There is an example in the skorch repository that shows how to use the CLI tools. Below is a snippet that shows the output created by the help function without writing a single line of argument parsing:

$ python examples/cli/train.py pipeline --help

<SelectKBest> options:
   --select__score_func : callable
     Function taking two arrays X and y, and returning a pair of arrays
     (scores, pvalues) or a single array with scores.
     Default is f_classif (see below "See also"). The default function only
     works with classification tasks.
   --select__k : int or "all", optional, default=10
     Number of top features to select.
     The "all" option bypasses selection, for use in a parameter search.

...

<NeuralNetClassifier> options:
   --net__module : torch module (class or instance)
     A PyTorch :class:`~torch.nn.Module`. In general, the
     uninstantiated class should be passed, although instantiated
     modules will also work.
   --net__criterion : torch criterion (class, default=torch.nn.NLLLoss)
     Negative log likelihood loss. Note that the module should return
     probabilities, the log is applied during ``get_loss``.
   --net__optimizer : torch optim (class, default=torch.optim.SGD)
     The uninitialized optimizer (update rule) used to optimize the
     module
   --net__lr : float (default=0.01)
     Learning rate passed to the optimizer. You may use ``lr`` instead
     of using ``optimizer__lr``, which would result in the same outcome.
   --net__max_epochs : int (default=10)
     The number of epochs to train for each ``fit`` call. Note that you
     may keyboard-interrupt training at any time.
   --net__batch_size : int (default=128)
     ...
   --net__verbose : int (default=1)
     Control the verbosity level.
   --net__device : str, torch.device (default='cpu')
     The compute device to be used.

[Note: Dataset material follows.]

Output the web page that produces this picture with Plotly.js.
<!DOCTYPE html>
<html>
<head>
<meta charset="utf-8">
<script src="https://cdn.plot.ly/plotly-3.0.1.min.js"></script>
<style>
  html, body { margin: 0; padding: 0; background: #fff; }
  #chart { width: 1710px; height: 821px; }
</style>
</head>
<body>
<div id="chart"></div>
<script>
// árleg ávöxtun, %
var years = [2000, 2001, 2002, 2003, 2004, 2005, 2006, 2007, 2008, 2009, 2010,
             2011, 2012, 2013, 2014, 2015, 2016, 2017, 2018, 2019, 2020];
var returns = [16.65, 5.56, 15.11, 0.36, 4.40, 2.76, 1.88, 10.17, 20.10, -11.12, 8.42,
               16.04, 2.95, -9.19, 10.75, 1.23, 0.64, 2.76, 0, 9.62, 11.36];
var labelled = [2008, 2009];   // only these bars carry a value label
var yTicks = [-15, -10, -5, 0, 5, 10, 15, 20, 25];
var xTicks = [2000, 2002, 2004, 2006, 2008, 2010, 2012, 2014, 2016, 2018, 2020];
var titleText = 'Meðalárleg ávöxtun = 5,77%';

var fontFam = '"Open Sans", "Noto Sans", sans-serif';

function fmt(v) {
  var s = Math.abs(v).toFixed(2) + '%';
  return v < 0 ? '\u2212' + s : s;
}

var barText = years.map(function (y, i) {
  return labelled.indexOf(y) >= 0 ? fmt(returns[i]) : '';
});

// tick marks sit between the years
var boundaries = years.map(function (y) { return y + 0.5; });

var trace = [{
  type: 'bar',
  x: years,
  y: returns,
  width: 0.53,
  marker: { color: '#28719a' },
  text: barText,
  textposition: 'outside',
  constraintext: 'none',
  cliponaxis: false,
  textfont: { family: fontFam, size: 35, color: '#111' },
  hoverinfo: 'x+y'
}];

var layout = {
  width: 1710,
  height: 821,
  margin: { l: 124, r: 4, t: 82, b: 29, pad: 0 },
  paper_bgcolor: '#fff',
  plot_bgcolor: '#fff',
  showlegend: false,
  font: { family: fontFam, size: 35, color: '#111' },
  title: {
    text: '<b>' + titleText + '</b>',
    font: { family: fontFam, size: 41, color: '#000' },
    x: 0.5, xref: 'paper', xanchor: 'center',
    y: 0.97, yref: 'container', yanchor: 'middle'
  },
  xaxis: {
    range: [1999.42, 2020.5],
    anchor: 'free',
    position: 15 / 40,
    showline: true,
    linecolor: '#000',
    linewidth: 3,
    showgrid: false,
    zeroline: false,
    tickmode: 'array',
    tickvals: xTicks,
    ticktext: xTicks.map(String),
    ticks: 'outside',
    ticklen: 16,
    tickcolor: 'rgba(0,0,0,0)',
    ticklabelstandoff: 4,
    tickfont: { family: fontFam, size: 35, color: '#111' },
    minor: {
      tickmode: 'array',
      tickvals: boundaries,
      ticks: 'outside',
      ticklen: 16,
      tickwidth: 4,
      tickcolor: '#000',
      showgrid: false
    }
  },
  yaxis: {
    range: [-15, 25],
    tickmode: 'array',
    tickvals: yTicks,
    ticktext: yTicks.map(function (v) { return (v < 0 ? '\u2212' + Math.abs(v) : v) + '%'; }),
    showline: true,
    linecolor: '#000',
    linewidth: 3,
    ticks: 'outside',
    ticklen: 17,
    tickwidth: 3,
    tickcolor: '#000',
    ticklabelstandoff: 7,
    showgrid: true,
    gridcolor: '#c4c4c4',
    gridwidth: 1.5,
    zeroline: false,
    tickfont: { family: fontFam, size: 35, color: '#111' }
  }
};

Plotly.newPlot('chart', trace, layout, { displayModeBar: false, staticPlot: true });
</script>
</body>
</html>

If set to 'cuda', data in torch
     tensors will be pushed to cuda tensors before being sent to the
     module.

<MLPClassifier> options:
   --net__module__hidden_units : int (default=10)
     Number of units in hidden layers.
   --net__module__num_hidden : int (default=1)
     Number of hidden layers.
   --net__module__nonlin : torch.nn.Module instance (default=torch.nn.ReLU())
     Non-linearity to apply after hidden layers.
   --net__module__dropout : float (default=0)
     Dropout rate. Dropout is applied between layers.

Installation¶

To use this functionality, you need some further libraries that are not part of skorch, namely fire and numpydoc. You can install them thusly:

python -m pip install fire numpydoc

Usage¶

When you write your own script, only the following bits need to be added:

import fire
from skorch.helper import parse_args

# your model definition and data fetching code below
...

def main(**kwargs):
    X, y = get_data()
    my_model = get_model()

    # important: wrap the model with the parsed arguments
    parsed = parse_args(kwargs)
    my_model = parsed(my_model)

    my_model.fit(X, y)


if __name__ == '__main__':
    fire.Fire(main)

This even works if your neural net is part of an sklearn pipeline, in which case the help extends to all other estimators of your pipeline.

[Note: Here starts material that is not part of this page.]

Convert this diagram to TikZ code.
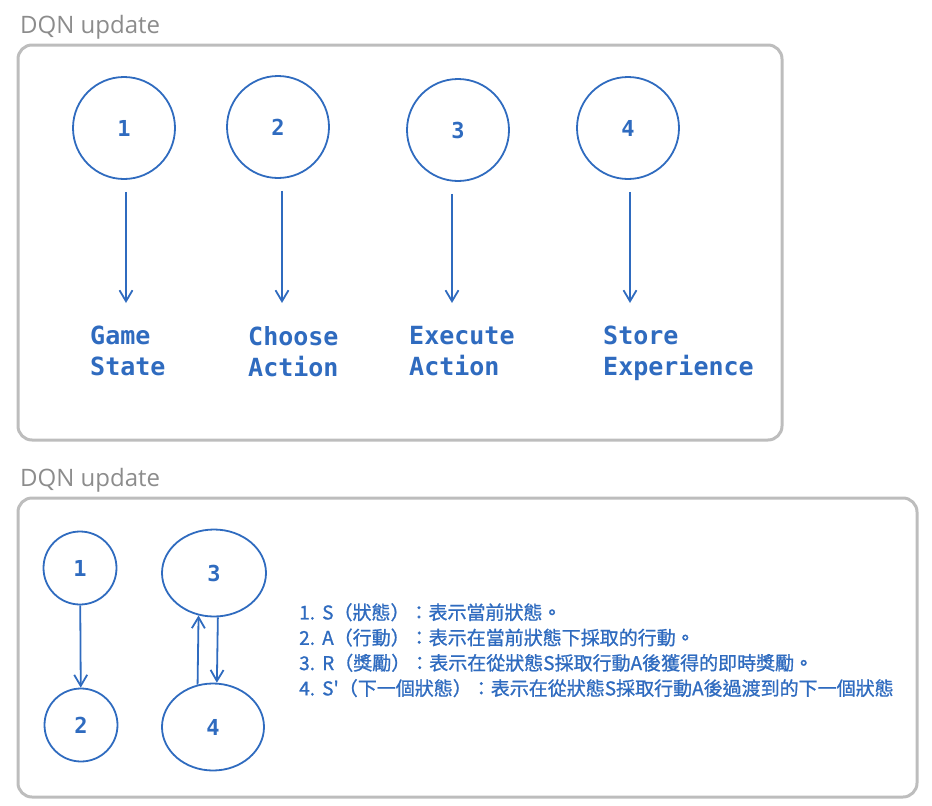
\documentclass[tikz,border=0pt]{standalone}
\usepackage{fontspec}
\setmainfont{Open Sans}
\newfontfamily\codefont{DejaVu Sans Mono}
\newfontfamily\cjkfont[FakeBold=1]{Noto Sans CJK TC}
\usetikzlibrary{arrows.meta,calc,fit,shapes.geometric}
\definecolor{sketch}{HTML}{2F6BBF}
\definecolor{framegray}{HTML}{BDBDBD}
\definecolor{titlegray}{HTML}{8C8C8C}
\tikzset{
	frame box/.style={
		draw=framegray, line width=3pt,
		rounded corners=14pt, inner sep=0pt
	},
	frame title/.style={
		text=titlegray, anchor=base west, inner sep=0pt,
		font=\fontsize{24}{28}\selectfont
	},
	step circle/.style={
		draw=sketch, line width=1.8pt, circle,
		minimum size=102pt, text=sketch,
		font=\codefont\bfseries\fontsize{22}{26}\selectfont
	},
	step oval/.style={
		draw=sketch, line width=1.8pt, ellipse,
		minimum width=102pt, minimum height=87pt, text=sketch,
		font=\codefont\bfseries\fontsize{22}{26}\selectfont
	},
	step label/.style={
		text=sketch, anchor=north west, inner sep=0pt, align=left,
		font=\codefont\bfseries\fontsize{25}{31}\selectfont
	},
	note list/.style={
		text=sketch, anchor=north west, inner sep=0pt, align=left,
		font=\cjkfont\fontsize{19}{25.3}\selectfont
	},
	flow/.style={
		draw=sketch, line width=1.8pt,
		-{Straight Barb[length=11pt,width=13pt]}
	}
}

\begin{document}
\begin{tikzpicture}[x=1pt,y=-1pt]
	\useasboundingbox (0,0) rectangle (932,806);
	
	% upper frame
	\node[frame box, fit={(18,45) (782,440)}] (F1) {};
	\node[frame title] (T1) at (20,33) {DQN update};
	
	\foreach \i/\cx/\cy/\ax/\lx/\txt in {1/124/128/126/90/{Game\\State}, 2/278/127/282/248/{Choose\\Action}, 3/458/130/452/409/{Execute\\Action}, 4/628/128/630/603/{Store\\Experience}} {
		\node[step circle] (c\i) at (\cx,\cy) {\i};
		\node[step label] (l\i) at (\lx,326) {\txt};
		\coordinate (t\i) at (\ax,303);
		\draw[flow] ($(c\i.south -| t\i)+(0,12)$) -- (t\i);
	}
	
	% lower frame
	\node[frame box, fit={(18,498) (917,797)}] (F2) {};
	\node[frame title] (T2) at (20,486) {DQN update};
	
	\node[step circle, minimum size=73pt] (b1) at (80,568) {1};
	\node[step circle, minimum size=73pt] (b2) at (81,725) {2};
	\node[step oval, minimum width=104pt] (b3) at (214,573) {3};
	\node[step oval] (b4) at (213,727) {4};
	
	\draw[flow] (b1) -- (b2);
	\draw[flow] (b4.110) -- (b3.250);
	\draw[flow] (b3.275) -- (b4.85);
	
	\node[note list] (notes) at (299,603) {%
		\makebox[23pt][l]{1.}S（狀態）：表示當前狀態。\\
		\makebox[23pt][l]{2.}A（行動）：表示在當前狀態下採取的行動。\\
		\makebox[23pt][l]{3.}R（獎勵）：表示在從狀態S採取行動A後獲得的即時獎勵。\\
		\makebox[23pt][l]{4.}S'（下一個狀態）：表示在從狀態S採取行動A後過渡到的下一個狀態
	};
\end{tikzpicture}
\end{document}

In case you would like to change some defaults for the net (e.g. using a batch_size of 256 instead of 128), this is also possible. You should have a dictionary containing your new defaults and pass it as an additional argument to parse_args:

my_defaults = {'batch_size': 128, 'module__hidden_units': 30}

def main(**kwargs):
    ...
    parsed = parse_args(kwargs, defaults=my_defaults)
    my_model = parsed(my_model)

This will update the displayed help to your new defaults, as well as set the parameters on the net or pipeline for you. However, the arguments passed via the commandline have precedence. Thus, if you additionally pass --batch_size 512 to the script, batch size will be 512.

Restrictions¶

Almost all arguments should work out of the box. Therefore, you get command line arguments for the number of epochs, learning rate, batch size, etc. for free. Moreover, you can access the module parameters with the double-underscore notation as usual with skorch (e.g. --module__num_units 100). This should cover almost all common cases.

Parsing command line arguments that are non-primitive Python objects is more difficult, though. skorch’s custom parsing should support normal Python types and simple custom objects, e.g. this works: --module__nonlin 'torch.nn.RReLU(0.1, upper=0.4)'. More complex parsing might not work. E.g., it is currently not possible to add new callbacks through the command line (but you can modify existing ones as usual).